Still, the demand for hydrogen is expected to rise faster in regions with advanced regulatory frameworks such as Europe. This increase in demand is anticipated to align with various policy targets and market dynamics. The European Union’s regulatory environment, including the Renewable Energy Directive III (REDIII), aims to achieve a 42% target for the use of renewable energy in industry by 2030. This is likely to drive significant demand for hydrogen, especially in industries such as refineries, ammonia production, and steel manufacturing.
In Germany, the phase-out of coal by 2040 will necessitate the adoption of alternative energy sources, including hydrogen, to fill the energy gap and support carbon neutrality efforts. Hydrogen demand will be driven by sectors that are hard-to-abate i.e. difficult to decarbonise, such as steel manufacturing and shipping, which require high-temperature processes and energy-dense fuels, which hydrogen can provide. It is hoped use in industrial processes as in refineries and ammonia production, will see an earlier rise in hydrogen demand, driven by regulatory targets and the need for cleaner production processes.
From 2035 onwards, hydrogen demand is expected to grow significantly in the transport sector, including maritime and aviation, and likewise in certain power generation. This aligns with broader decarbonisation goals and the transition to sustainable energy sources in the likes of Japan and South Korea. In these countries, the initial demand for hydrogen will be driven by power generation. Subsequently, other industries such as steel manufacturing will also start adopting hydrogen as a key energy source.
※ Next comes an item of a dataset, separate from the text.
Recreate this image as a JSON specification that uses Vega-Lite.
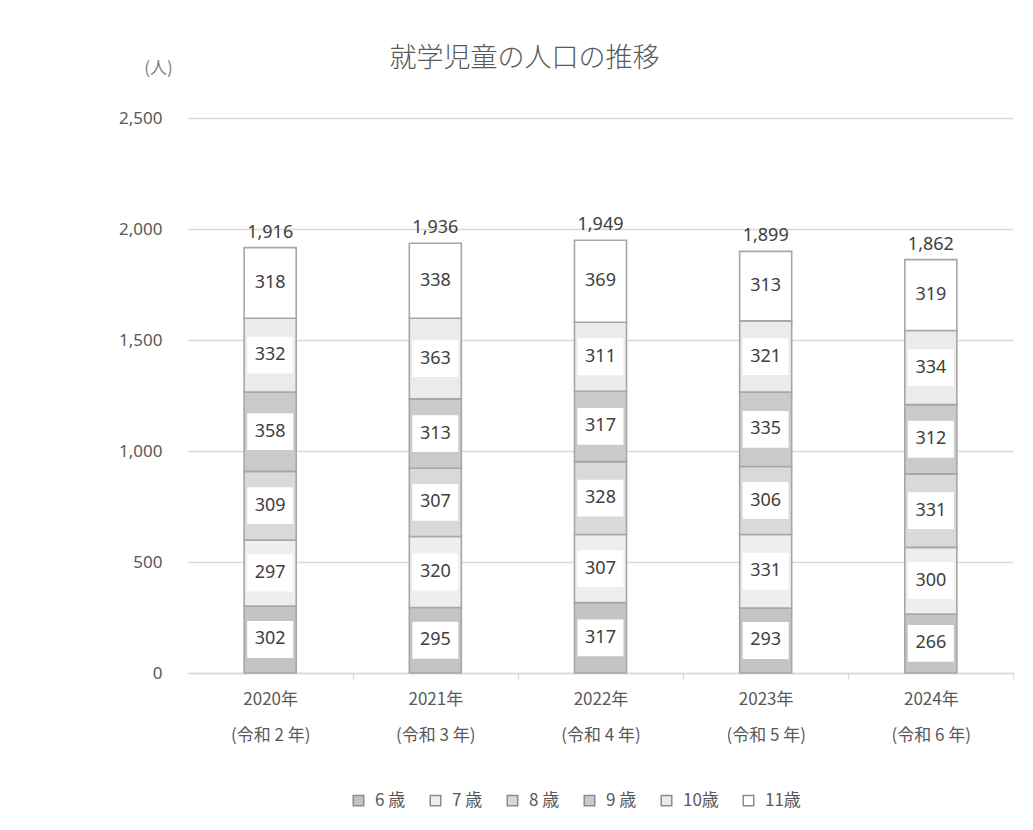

Several major countries, from the US to India are announcing multiple green hydrogen projects. However, project developers typically require offtake agreements (demand commitments) before reaching the Final Investment Decision (FID), suggesting that oversupply will not be a bottleneck for green or low-carbon hydrogen production. While competition among powerful nations will help lower costs, balancing supply and demand will also depend on infrastructure, certifications, and regulations.
In summary, the rising demand for hydrogen is contingent on several factors, including regulatory frameworks, sector-specific needs, and market dynamics. The alignment of supply and demand will depend on how quickly these factors converge and how effectively hydrogen production can be scaled to meet the needs of various industries and regions.